That is rather useless...
No, it is not. The code page of "String" is CP_ACP, so that means that
every string that gets assigned to it gets converted to the code page
that was at startup of the RTL determined to be the system code page (or
whatever was set using SetMultiByte*CodePage() before the assignment).

If you want the content to *be* in code page 866 without any tricks then
you need to declare a AnsiString with that code page and use that:

=== code begin ===

type
TCP866String = type AnsiString(866);

var
f: TextFile;
s: TCP866String;
begin
Assign(f, 'a_file.txt');
SetTextCodePage(f, 866);
Reset(f);
ReadLn(f, s);
WriteLn(StringCodePage(s));
ReadLn;
end.

=== code end ===

This will print "866" and no conversions of the file will have been
done. Alternatively you can use TUTF8String (which is a "type
AnsiString(CP_UTF8)") and it will print 65001 with a lossless conversion
to UTF-8 having occurred.

TL;DR: "AnsiString"/"String" is a type that has the code page that was
determined at startup, not one that turns itself into whatever code page
gets thrown at it

(Note: there are situations where the static code page of the string and
the dynamic don't match, but they're seldom and exceptions from the rule)

Regards,
Sven
_______________________________________________
fpc-pascal maillist - fpc-***@lists.freepascal.org
http://lists.freepascal.org/cgi-
Martok
2018-09-16 11:31:38 UTC
Permalink
Post by Sven Barth via fpc-pascal
If you want the content to *be* in code page 866 without any tricks then
=== code begin ===
type
TCP866String = type AnsiString(866);
That only works if the codepage is known at compile time.

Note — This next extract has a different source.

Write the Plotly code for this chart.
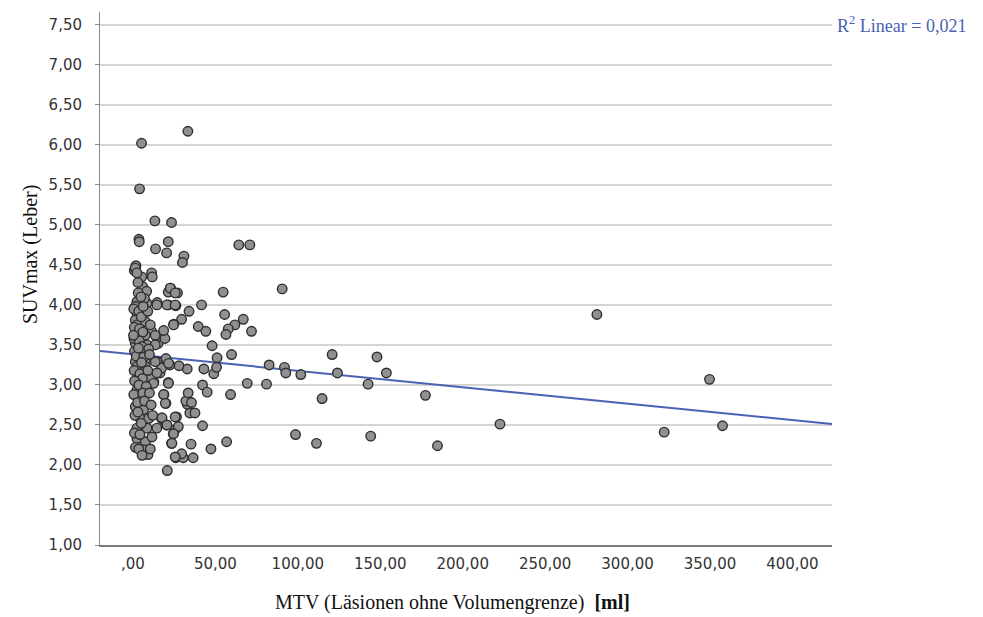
import plotly.graph_objects as go

# ---- data ----
mtv = [
    5.2, 33.3, 4.0, 13.3, 23.4, 3.6, 3.8, 21.4, 13.7, 20.4, 30.9, 30.0, 1.8, 0.8, 5.3, 11.3, 11.7,
    22.8, 21.4, 27.0, 5.9, 8.3, 3.2, 41.6, 34.0, 29.5, 24.8, 14.7, 21.4, 26.0, 39.6, 44.2,
    64.2, 70.9, 54.7, 90.5, 55.6, 61.8, 66.9, 71.9, 57.8, 56.4, 48.0, 51.0, 59.8, 43.0, 49.0, 50.7,
    42.2, 45.0, 59.2, 69.3, 81.0, 82.6, 91.9, 92.7, 101.8, 120.8, 124.0, 114.7, 142.6, 148.0, 153.7,
    177.4, 184.7, 222.6, 281.4, 322.2, 349.7, 357.6, 42.2, 47.3, 56.8, 98.6, 111.3, 144.2,
    20.8, 26.0, 30.5, 29.5, 36.5, 23.4, 35.2, 25.5, 27.5, 24.4, 26.4, 20.4, 17.4, 34.5, 32.9, 37.6,
    32.1, 35.5, 33.5, 20.0, 18.8, 21.4, 32.9, 27.9, 22.4, 20.0, 14.7, 12.7, 10.7, 16.4, 17.4, 15.3,
    14.4, 19.4, 11.3,
    1.4, 2.4, 22.6, 25.6, 2.4, 1.4, 8.5, 14.5, 20.6, 25.6, 2.4, 1.4, 2.4, 7.5, 10.5, 24.6, 1.4, 2.4,
    7.5, 13.5, 18.6, 1.4, 8.5, 13.5, 1.4, 7.5, 13.5, 21.6, 2.4, 7.5, 10.5, 12.5, 14.5, 2.4, 4.4, 1.4,
    21.5, 18.6, 19.6, 6.4, 4.4, 9.5, 17.6, 25.6, 2.4, 8.5, 14.5, 20.6, 24.6, 2.4, 7.5, 23.6, 6.4, 9.1,
    25.6,
    0.5, 3.5, 5.0, 0.8, 4.0, 6.0, 0.6, 3.8, 5.5, 9.5, 0.9, 4.5, 2.0, 6.5, 10.0, 0.7, 4.2, 5.8, 1.0,
    3.6, 8.0, 0.5, 6.0, 2.8, 7.0, 1.2, 3.0, 5.0, 0.9, 4.2, 1.5, 3.5, 5.5, 10.5, 11.5, 3.0, 7.0, 9.0,
    6.2, 4.8, 0.3, 11.0, 12.0, 10.0, 9.0, 3.3, 5.2,
]
suv = [
    6.02, 6.17, 5.45, 5.05, 5.03, 4.82, 4.79, 4.79, 4.70, 4.65, 4.61, 4.53, 4.49, 4.43, 4.35, 4.40, 4.35,
    4.21, 4.16, 4.15, 4.23, 4.17, 4.15, 4.00, 3.92, 3.82, 3.76, 4.03, 4.00, 3.99, 3.73, 3.67,
    4.75, 4.75, 4.16, 4.20, 3.88, 3.75, 3.82, 3.67, 3.70, 3.63, 3.49, 3.34, 3.38, 3.20, 3.14, 3.22,
    3.00, 2.91, 2.88, 3.02, 3.01, 3.25, 3.22, 3.15, 3.13, 3.38, 3.15, 2.83, 3.01, 3.35, 3.15,
    2.87, 2.24, 2.51, 3.88, 2.41, 3.07, 2.49, 2.49, 2.20, 2.29, 2.38, 2.27, 2.36,
    1.93, 2.09, 2.09, 2.14, 2.09, 2.27, 2.26, 2.44, 2.48, 2.39, 2.60, 2.50, 2.58, 2.65, 2.76, 2.65,
    2.80, 2.78, 2.90, 2.77, 2.88, 3.03, 3.20, 3.24, 3.25, 3.33, 3.29, 3.04, 3.08, 3.15, 3.21, 3.52,
    3.60, 3.58, 3.67,
    4.46, 4.40, 4.21, 4.15, 4.04, 3.98, 4.02, 4.00, 4.00, 4.00, 3.89, 3.81, 3.75, 3.79, 3.75, 3.75, 3.67, 3.60,
    3.62, 3.62, 3.68, 3.52, 3.50, 3.50, 3.29, 3.29, 3.29, 3.27, 3.23, 3.23, 3.10, 3.02, 3.15, 2.94, 2.83, 2.73,
    3.02, 2.88, 2.77, 2.69, 2.58, 2.58, 2.59, 2.60, 2.46, 2.46, 2.46, 2.50, 2.39, 2.33, 2.29, 2.27, 2.19, 2.13,
    2.10,
    3.95, 3.92, 3.85, 3.72, 3.70, 3.66, 3.58, 3.55, 3.48, 3.45, 3.42, 3.40, 3.36, 3.35, 3.38, 3.18, 3.14, 3.08, 3.05,
    3.00, 2.98, 2.88, 2.90, 2.78, 2.80, 2.62, 2.66, 2.52, 2.40, 2.38, 2.22, 2.20, 2.12, 2.20, 2.35, 4.28, 4.08, 3.92,
    3.98, 4.10, 3.62, 2.75, 2.62, 2.90, 3.18, 3.46, 3.28,
]

# linear fit (R² = 0,021)
fit_intercept = 3.382
fit_slope = -0.00205
r2_text = "0,021"

x_tickvals = [0, 50, 100, 150, 200, 250, 300, 350, 400]
x_ticktext = [",00", "50,00", "100,00", "150,00", "200,00", "250,00", "300,00", "350,00", "400,00"]
y_tickvals = [1.0, 1.5, 2.0, 2.5, 3.0, 3.5, 4.0, 4.5, 5.0, 5.5, 6.0, 6.5, 7.0, 7.5]
y_ticktext = ["1,00", "1,50", "2,00", "2,50", "3,00", "3,50", "4,00", "4,50", "5,00",
              "5,50", "6,00", "6,50", "7,00", "7,50"]

x_title = "MTV (Läsionen ohne Volumengrenze)  <b>[ml]</b>"
y_title = "SUVmax (Leber)"

x_range = [-20, 424]
y_range = [1.0, 7.66]

fig = go.Figure()

fit_x = x_range
fit_y = [fit_intercept + fit_slope * v for v in fit_x]
fig.add_trace(go.Scatter(
    x=fit_x, y=fit_y, mode="lines",
    line=dict(color="#4a62b4", width=2), hoverinfo="skip", showlegend=False,
))

fig.add_trace(go.Scatter(
    x=mtv, y=suv, mode="markers",
    marker=dict(size=9.5, color="#909090", line=dict(color="#2e2e2e", width=1.4)),
    showlegend=False,
))

# the page body adds an 8px offset; figure is sized so the plot area lands at x 100-832, y 12-545
fig.update_layout(
    width=975, height=609,
    margin=dict(l=92, r=151, t=4, b=72),
    paper_bgcolor="white", plot_bgcolor="white",
    font=dict(family="DejaVu Sans", size=15, color="#333333"),
    xaxis=dict(
        range=x_range, tickvals=x_tickvals, ticktext=x_ticktext,
        showgrid=False, zeroline=False, automargin=False,
        showline=True, linecolor="#7a7a7a", linewidth=2,
        ticks="", ticklabelstandoff=4,
        tickfont=dict(family="DejaVu Sans", size=15, color="#333333"),
    ),
    yaxis=dict(
        range=y_range, tickvals=y_tickvals, ticktext=y_ticktext,
        showgrid=True, gridcolor="#d4d4d4", gridwidth=1.6, zeroline=False, automargin=False,
        showline=True, linecolor="#8a8a8a", linewidth=1,
        ticks="outside", ticklen=4, tickcolor="#8a8a8a", ticklabelstandoff=10,
        tickfont=dict(family="DejaVu Sans", size=15, color="#333333"),
    ),
)

# axis titles placed as annotations for exact positioning
fig.add_annotation(
    text=x_title, xref="paper", yref="paper", x=0.482, y=-0.107,
    xanchor="center", yanchor="middle", showarrow=False,
    font=dict(family="Liberation Serif", size=20, color="#111111"),
)
fig.add_annotation(
    text=y_title, xref="paper", yref="paper", x=-0.0956, y=0.544,
    xanchor="center", yanchor="middle", textangle=-90, showarrow=False,
    font=dict(family="Liberation Serif", size=20, color="#111111"),
)

fig.add_annotation(
    text="R<sup>2</sup> Linear = " + r2_text,
    xref="paper", yref="y", x=1.004, y=7.5, xanchor="left", yanchor="middle",
    showarrow=False, font=dict(family="Liberation Serif", size=18, color="#4a62b4"),
)

fig.write_html("out.html")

Let's say the user directs a program to "treat this file as $codepage".
Therefore, I need to read it as this codepage and fill internal data structures
with strings in that codepage, while keeping other operations in the system
codepage (so I can't just change DefaultSystemCodepage). Does that mean that
there is no way to do this with native strings?
Post by Sven Barth via fpc-pascal
TL;DR: "AnsiString"/"String" is a type that has the code page that was
determined at startup, not one that turns itself into whatever code page
gets thrown at it
Actually, there is a String type that is just that (at least according to the
wiki): RawByteString. Supposedly, it just accepts any dynamic codepage without
conversion. But it doesn't work for either of the cases here?

--
Regards,
Martok

_______________________________________________
fpc-pascal maillist - fpc-***@lists.freepascal.org
http://lists.freepascal.org/cgi-bin/mailman/listinfo
Jonas Maebe
2018-09-16 12:31:06 UTC
Permalink
Post by Martok
Let's say the user directs a program to "treat this file as $codepage".
Therefore, I need to read it as this codepage and fill internal data structures
with strings in that codepage, while keeping other operations in the system
codepage (so I can't just change DefaultSystemCodepage). Does that mean that
there is no way to do this with native strings?
I can only second guess the ideas behind Embarcadero's introduction of
the codepage-aware ansistrings, but I think the main purpose was to make
it easier to convert existing code that was written for a particular
system codepage into a program that works with unicodestring.

Hence, the codepage-aware string functionality supports setting the
wanted code page at the input and output level, and everything in
between is expected to be performed using either unicodestring or
DefaultSystemCodePage. FPC slightly extended this so that the encoding
of system file names (and the code page returned by related routines)
can be specified differently, so that you can easily set
DefaultSystemCodePage to CP_UTF8 (or something else) regardless of what
codepage the system's APIs used by the RTL expect.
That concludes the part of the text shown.